Singular value

In mathematics, in particular in functional analysis, the singular values of a compact operator $\,T\!:X\rightarrow Y$ acting between Hilbert spaces $X$ and $Y$ , are the square roots of the (necessarily non-negative) eigenvalues of the self-adjoint operator $T^{*}T$ (where $T^{*}$ denotes the adjoint of ⁠ $T$ ⁠).

The singular values are non-negative real numbers, usually listed in decreasing order ⁠ ${\big (}\sigma _{1}(T)\geq \sigma _{2}(T)\geq \dots {\big )}$ ⁠. The largest singular value $\sigma _{1}(T)$ is equal to the operator norm of $T$ (see Min-max theorem).

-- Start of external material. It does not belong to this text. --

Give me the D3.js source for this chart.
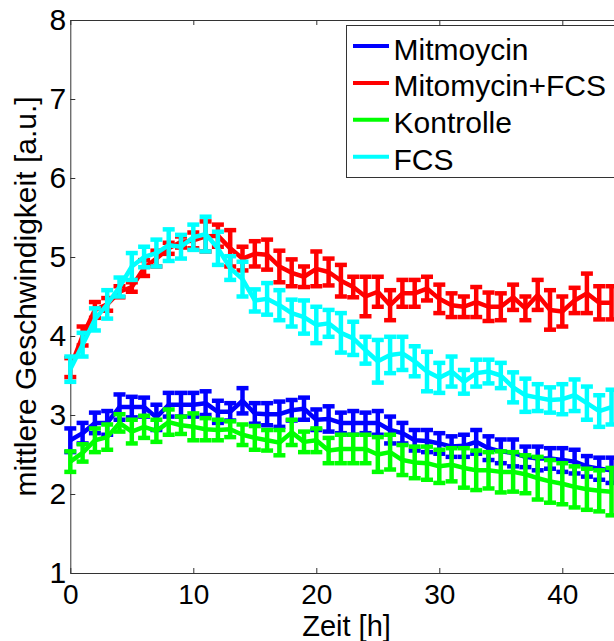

If $T$ acts on a Euclidean space ⁠ $\mathbb {R} ^{n}$ ⁠, there is a simple geometric interpretation for the singular values: Consider the image by $T$ of the unit sphere; this is an ellipsoid, and the lengths of its semi-axes are the singular values of $T$ (the figure provides an example in $\mathbb {R} ^{2}$ ).

The singular values are the absolute values of the eigenvalues of a normal matrix ⁠ $A$ ⁠, because the spectral theorem can be applied to obtain unitary diagonalization of $A$ as ⁠ $A=U\varLambda \,U^{*}$ ⁠. Therefore, ${\textstyle {\sqrt {A^{*}A}}={\sqrt {U\varLambda ^{*}\varLambda \,U^{*}}}=U\left|\varLambda \right|U^{*}}$ .

Most norms on Hilbert space operators studied are defined using singular values. For example, the Ky Fan ⁠ $k$ ⁠-norm is the sum of first $k$ singular values, the trace norm is the sum of all singular values, and the Schatten norm is the ⁠ $p$ ⁠-th root of the sum of the ⁠ $p$ ⁠-th powers of the singular values. Note that each norm is defined only on a special class of operators, hence singular values can be useful in classifying different operators.

In the finite-dimensional case, a matrix can always be decomposed in the form ⁠ $\mathbf {U\Sigma V^{*}}$ ⁠, where $\mathbf {U}$ and $\mathbf {V^{*}}$ are unitary matrices and $\mathbf {\Sigma }$ is a rectangular diagonal matrix with the singular values lying on the diagonal. This is the singular value decomposition.